DIRECTIVE: Copy the listing below in full and skip every picture.

DATASET CONTENT:
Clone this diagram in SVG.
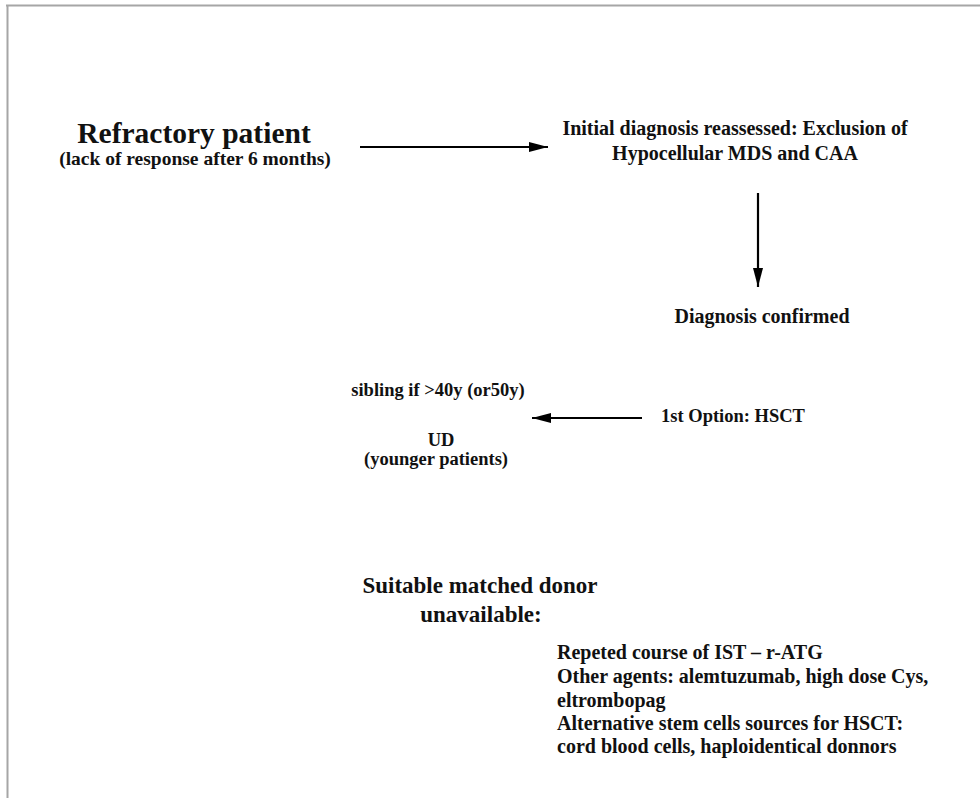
<svg xmlns="http://www.w3.org/2000/svg" width="980" height="798" viewBox="0 0 980 798">
<defs>
<marker id="ah" markerWidth="19" markerHeight="10" refX="19" refY="5" orient="auto" markerUnits="userSpaceOnUse">
<path d="M0,0 L19,5 L0,10 Z" fill="#000"/>
</marker>
<style>
text{font-family:"Liberation Serif","Times New Roman",serif;font-weight:bold;fill:#111;}
.t{font-size:20px;}
.s{font-size:18.5px;}
.big{font-size:29.5px;}
.sub{font-size:19.5px;}
.mid{font-size:23px;}
.c{text-anchor:middle;}
.conn line{stroke:#000;stroke-width:2.2;marker-end:url(#ah);}
</style>
</defs>
<rect width="980" height="798" fill="#fff"/>
<line x1="6" y1="5.5" x2="980" y2="5.5" stroke="#a6a6a6" stroke-width="2"/>
<line x1="7.5" y1="5" x2="7.5" y2="798" stroke="#a6a6a6" stroke-width="2"/>
<g id="refractory">
<text class="big c" x="194" y="143">Refractory patient</text>
<text class="sub c" x="195" y="165">(lack of response after 6 months)</text>
</g>
<g id="initial">
<text class="t c" x="735" y="135">Initial diagnosis reassessed: Exclusion of</text>
<text class="t c" x="735" y="160">Hypocellular MDS and CAA</text>
</g>
<g id="confirmed">
<text class="t c" x="762" y="323">Diagnosis confirmed</text>
</g>
<g id="hsct">
<text class="s c" x="733" y="422">1st Option: HSCT</text>
</g>
<g id="donors">
<text class="s c" x="438" y="396">sibling if &gt;40y (or50y)</text>
<text class="s c" x="441" y="446">UD</text>
<text class="s c" x="436" y="465">(younger patients)</text>
</g>
<g id="unavailable">
<text class="mid c" x="480" y="593">Suitable matched donor</text>
<text class="mid c" x="481" y="622">unavailable:</text>
</g>
<g id="options">
<text class="t" x="557" y="659">Repeted course of IST – r-ATG</text>
<text class="t" x="557" y="683">Other agents: alemtuzumab, high dose Cys,</text>
<text class="t" x="557" y="707">eltrombopag</text>
<text class="t" x="557" y="730">Alternative stem cells sources for HSCT:</text>
<text class="t" x="557" y="753">cord blood cells, haploidentical donnors</text>
</g>
<g id="connectors" class="conn">
<line x1="360" y1="147" x2="548" y2="147"/>
<line x1="758" y1="193" x2="758" y2="287"/>
<line x1="642" y1="418" x2="532" y2="418"/>
</g>
</svg>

THE OUTPUT:
Clone this diagram in SVG.
<svg xmlns="http://www.w3.org/2000/svg" width="980" height="798" viewBox="0 0 980 798">
<defs>
<marker id="ah" markerWidth="19" markerHeight="10" refX="19" refY="5" orient="auto" markerUnits="userSpaceOnUse">
<path d="M0,0 L19,5 L0,10 Z" fill="#000"/>
</marker>
<style>
text{font-family:"Liberation Serif","Times New Roman",serif;font-weight:bold;fill:#111;}
.t{font-size:20px;}
.s{font-size:18.5px;}
.big{font-size:29.5px;}
.sub{font-size:19.5px;}
.mid{font-size:23px;}
.c{text-anchor:middle;}
.conn line{stroke:#000;stroke-width:2.2;marker-end:url(#ah);}
</style>
</defs>
<rect width="980" height="798" fill="#fff"/>
<line x1="6" y1="5.5" x2="980" y2="5.5" stroke="#a6a6a6" stroke-width="2"/>
<line x1="7.5" y1="5" x2="7.5" y2="798" stroke="#a6a6a6" stroke-width="2"/>
<g id="refractory">
<text class="big c" x="194" y="143">Refractory patient</text>
<text class="sub c" x="195" y="165">(lack of response after 6 months)</text>
</g>
<g id="initial">
<text class="t c" x="735" y="135">Initial diagnosis reassessed: Exclusion of</text>
<text class="t c" x="735" y="160">Hypocellular MDS and CAA</text>
</g>
<g id="confirmed">
<text class="t c" x="762" y="323">Diagnosis confirmed</text>
</g>
<g id="hsct">
<text class="s c" x="733" y="422">1st Option: HSCT</text>
</g>
<g id="donors">
<text class="s c" x="438" y="396">sibling if &gt;40y (or50y)</text>
<text class="s c" x="441" y="446">UD</text>
<text class="s c" x="436" y="465">(younger patients)</text>
</g>
<g id="unavailable">
<text class="mid c" x="480" y="593">Suitable matched donor</text>
<text class="mid c" x="481" y="622">unavailable:</text>
</g>
<g id="options">
<text class="t" x="557" y="659">Repeted course of IST – r-ATG</text>
<text class="t" x="557" y="683">Other agents: alemtuzumab, high dose Cys,</text>
<text class="t" x="557" y="707">eltrombopag</text>
<text class="t" x="557" y="730">Alternative stem cells sources for HSCT:</text>
<text class="t" x="557" y="753">cord blood cells, haploidentical donnors</text>
</g>
<g id="connectors" class="conn">
<line x1="360" y1="147" x2="548" y2="147"/>
<line x1="758" y1="193" x2="758" y2="287"/>
<line x1="642" y1="418" x2="532" y2="418"/>
</g>
</svg>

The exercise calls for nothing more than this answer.